TASK TO COMPLETE: Print exactly the lines running from the one that holds "Write the Bokeh code for this chart." through the one that holds "from bokeh.resources import INLINE", please, and leave the pictures out.

DATASET:

───

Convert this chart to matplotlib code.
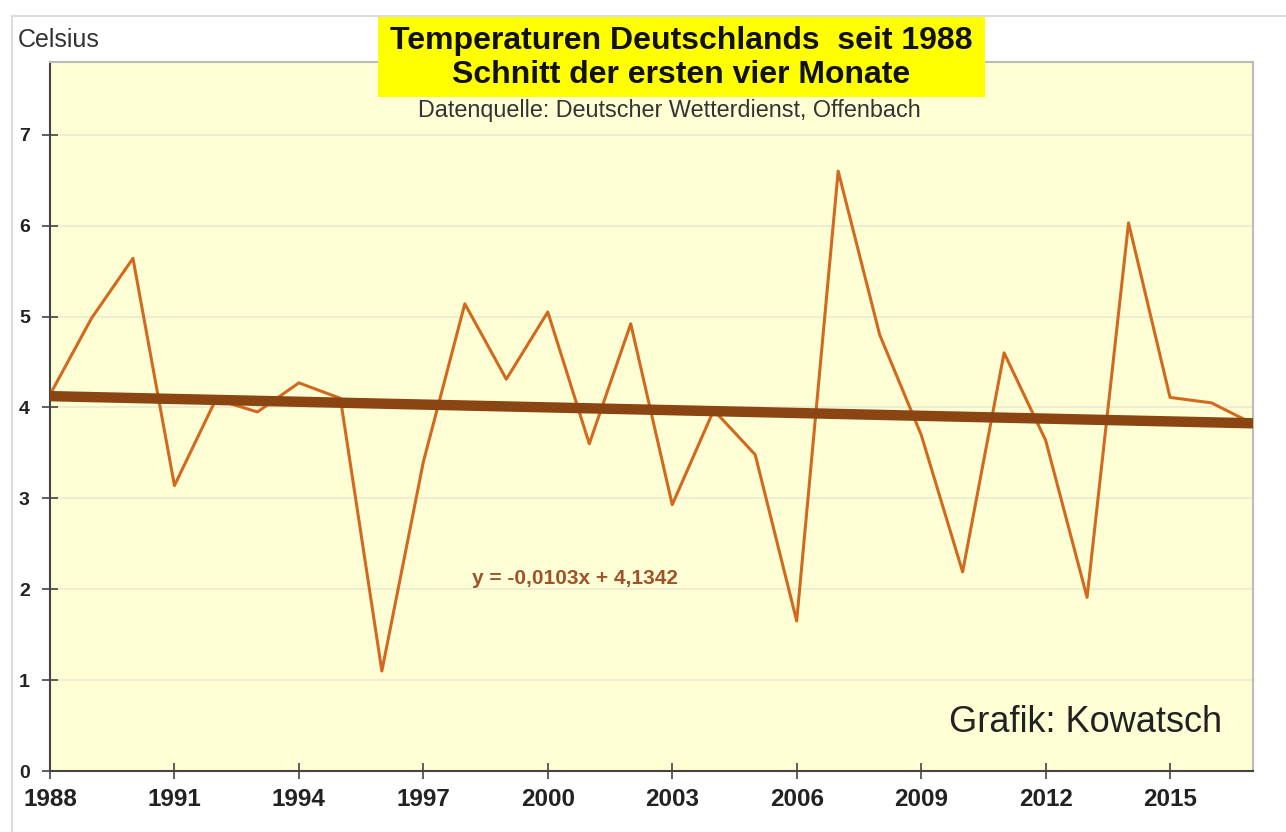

───

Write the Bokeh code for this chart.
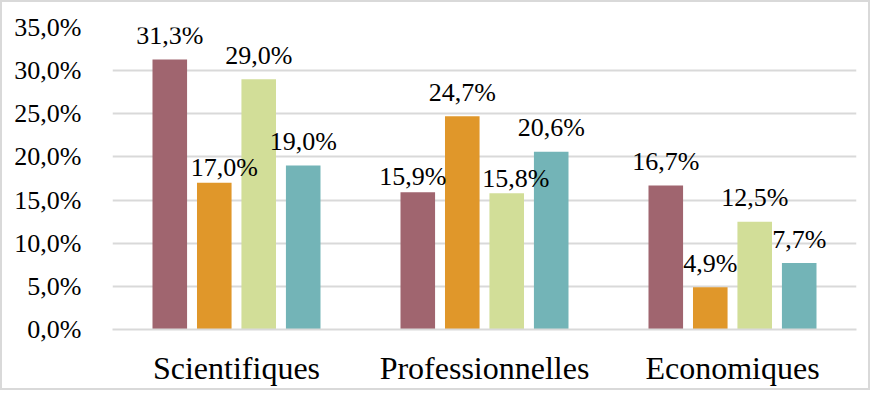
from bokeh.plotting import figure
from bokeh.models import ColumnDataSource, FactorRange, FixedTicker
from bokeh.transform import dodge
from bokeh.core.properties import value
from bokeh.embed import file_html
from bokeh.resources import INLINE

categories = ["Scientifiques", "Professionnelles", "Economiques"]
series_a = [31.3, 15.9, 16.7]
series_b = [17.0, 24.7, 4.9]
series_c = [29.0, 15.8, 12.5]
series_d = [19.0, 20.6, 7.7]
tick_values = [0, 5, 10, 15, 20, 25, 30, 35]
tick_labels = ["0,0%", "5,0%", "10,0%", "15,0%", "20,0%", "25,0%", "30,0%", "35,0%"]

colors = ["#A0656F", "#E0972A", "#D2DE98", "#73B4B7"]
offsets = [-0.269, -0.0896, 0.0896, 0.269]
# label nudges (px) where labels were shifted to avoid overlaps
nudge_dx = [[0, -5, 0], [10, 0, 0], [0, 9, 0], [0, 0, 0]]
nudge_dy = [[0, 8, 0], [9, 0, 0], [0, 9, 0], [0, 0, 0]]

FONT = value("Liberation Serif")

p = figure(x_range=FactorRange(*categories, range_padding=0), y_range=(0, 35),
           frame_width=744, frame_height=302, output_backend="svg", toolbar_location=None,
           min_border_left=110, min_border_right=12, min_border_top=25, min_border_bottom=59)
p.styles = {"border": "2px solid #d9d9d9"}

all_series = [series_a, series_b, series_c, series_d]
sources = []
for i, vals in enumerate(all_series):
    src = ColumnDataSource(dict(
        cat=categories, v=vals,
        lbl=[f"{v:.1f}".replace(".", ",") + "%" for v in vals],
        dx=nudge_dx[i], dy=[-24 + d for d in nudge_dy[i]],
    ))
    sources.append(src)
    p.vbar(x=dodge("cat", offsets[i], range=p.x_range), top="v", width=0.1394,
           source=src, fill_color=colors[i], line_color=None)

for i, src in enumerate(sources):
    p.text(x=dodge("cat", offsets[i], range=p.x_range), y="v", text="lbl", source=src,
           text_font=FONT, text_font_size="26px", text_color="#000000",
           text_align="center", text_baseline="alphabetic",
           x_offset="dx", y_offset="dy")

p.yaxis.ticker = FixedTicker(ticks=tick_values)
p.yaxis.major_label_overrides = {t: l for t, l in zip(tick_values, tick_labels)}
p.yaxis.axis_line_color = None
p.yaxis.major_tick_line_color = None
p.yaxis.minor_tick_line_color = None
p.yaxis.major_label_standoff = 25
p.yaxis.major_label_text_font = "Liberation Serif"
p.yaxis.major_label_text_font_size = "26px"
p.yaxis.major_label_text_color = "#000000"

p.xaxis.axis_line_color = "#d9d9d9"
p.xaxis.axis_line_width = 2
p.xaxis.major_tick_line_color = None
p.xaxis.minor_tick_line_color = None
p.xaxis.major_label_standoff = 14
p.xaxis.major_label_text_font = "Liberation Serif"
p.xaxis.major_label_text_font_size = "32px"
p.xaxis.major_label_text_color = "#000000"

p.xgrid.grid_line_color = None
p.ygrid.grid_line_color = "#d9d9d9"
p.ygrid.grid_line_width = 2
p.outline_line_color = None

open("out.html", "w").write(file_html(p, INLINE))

───

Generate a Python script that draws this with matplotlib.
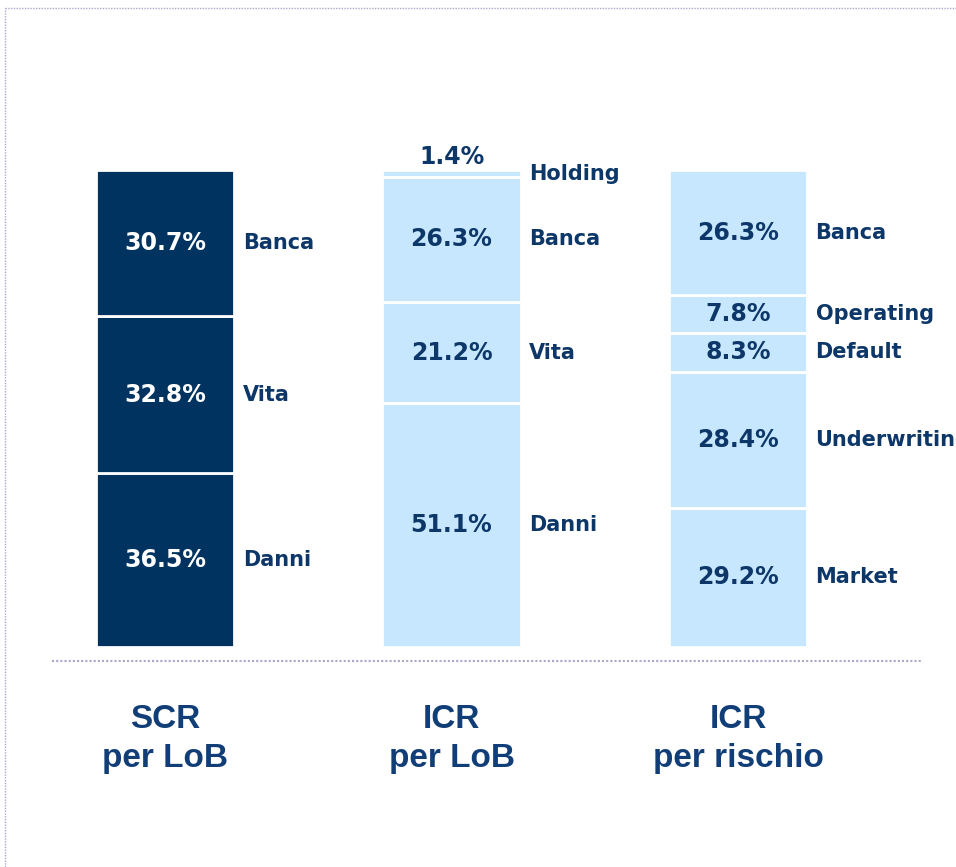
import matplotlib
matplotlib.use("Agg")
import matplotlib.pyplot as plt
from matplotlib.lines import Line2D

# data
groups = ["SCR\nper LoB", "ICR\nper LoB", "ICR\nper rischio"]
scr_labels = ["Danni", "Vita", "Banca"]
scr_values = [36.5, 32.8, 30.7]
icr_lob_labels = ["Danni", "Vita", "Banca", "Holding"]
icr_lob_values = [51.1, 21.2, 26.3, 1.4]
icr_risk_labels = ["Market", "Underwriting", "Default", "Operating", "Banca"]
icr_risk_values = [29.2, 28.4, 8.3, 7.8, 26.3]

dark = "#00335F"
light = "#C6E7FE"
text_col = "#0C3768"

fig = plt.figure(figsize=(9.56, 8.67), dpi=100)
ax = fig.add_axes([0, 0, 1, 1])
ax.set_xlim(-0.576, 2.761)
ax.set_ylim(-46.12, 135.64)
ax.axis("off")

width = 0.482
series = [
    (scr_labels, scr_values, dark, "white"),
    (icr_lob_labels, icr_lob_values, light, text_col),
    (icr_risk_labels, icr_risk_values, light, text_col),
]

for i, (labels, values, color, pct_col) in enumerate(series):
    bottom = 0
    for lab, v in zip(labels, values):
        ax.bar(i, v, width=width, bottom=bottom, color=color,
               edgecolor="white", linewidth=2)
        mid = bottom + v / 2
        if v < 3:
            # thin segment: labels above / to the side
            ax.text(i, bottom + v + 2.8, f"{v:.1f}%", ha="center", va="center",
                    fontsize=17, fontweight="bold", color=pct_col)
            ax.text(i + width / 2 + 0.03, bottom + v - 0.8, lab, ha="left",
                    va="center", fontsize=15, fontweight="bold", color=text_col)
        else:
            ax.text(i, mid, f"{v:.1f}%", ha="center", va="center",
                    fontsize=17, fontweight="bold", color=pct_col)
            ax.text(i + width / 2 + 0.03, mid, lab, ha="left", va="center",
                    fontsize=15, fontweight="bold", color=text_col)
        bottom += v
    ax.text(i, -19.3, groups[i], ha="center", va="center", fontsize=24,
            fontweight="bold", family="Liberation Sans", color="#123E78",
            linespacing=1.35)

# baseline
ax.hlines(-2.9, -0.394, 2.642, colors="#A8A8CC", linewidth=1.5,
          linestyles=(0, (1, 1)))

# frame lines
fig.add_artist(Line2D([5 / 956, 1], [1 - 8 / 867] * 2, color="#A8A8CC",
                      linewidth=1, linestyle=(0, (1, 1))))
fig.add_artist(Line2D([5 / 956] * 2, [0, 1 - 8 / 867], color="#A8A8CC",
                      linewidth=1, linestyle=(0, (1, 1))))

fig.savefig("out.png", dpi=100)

───

CORRECT RESULT:
Write the Bokeh code for this chart.
from bokeh.plotting import figure
from bokeh.models import ColumnDataSource, FactorRange, FixedTicker
from bokeh.transform import dodge
from bokeh.core.properties import value
from bokeh.embed import file_html
from bokeh.resources import INLINE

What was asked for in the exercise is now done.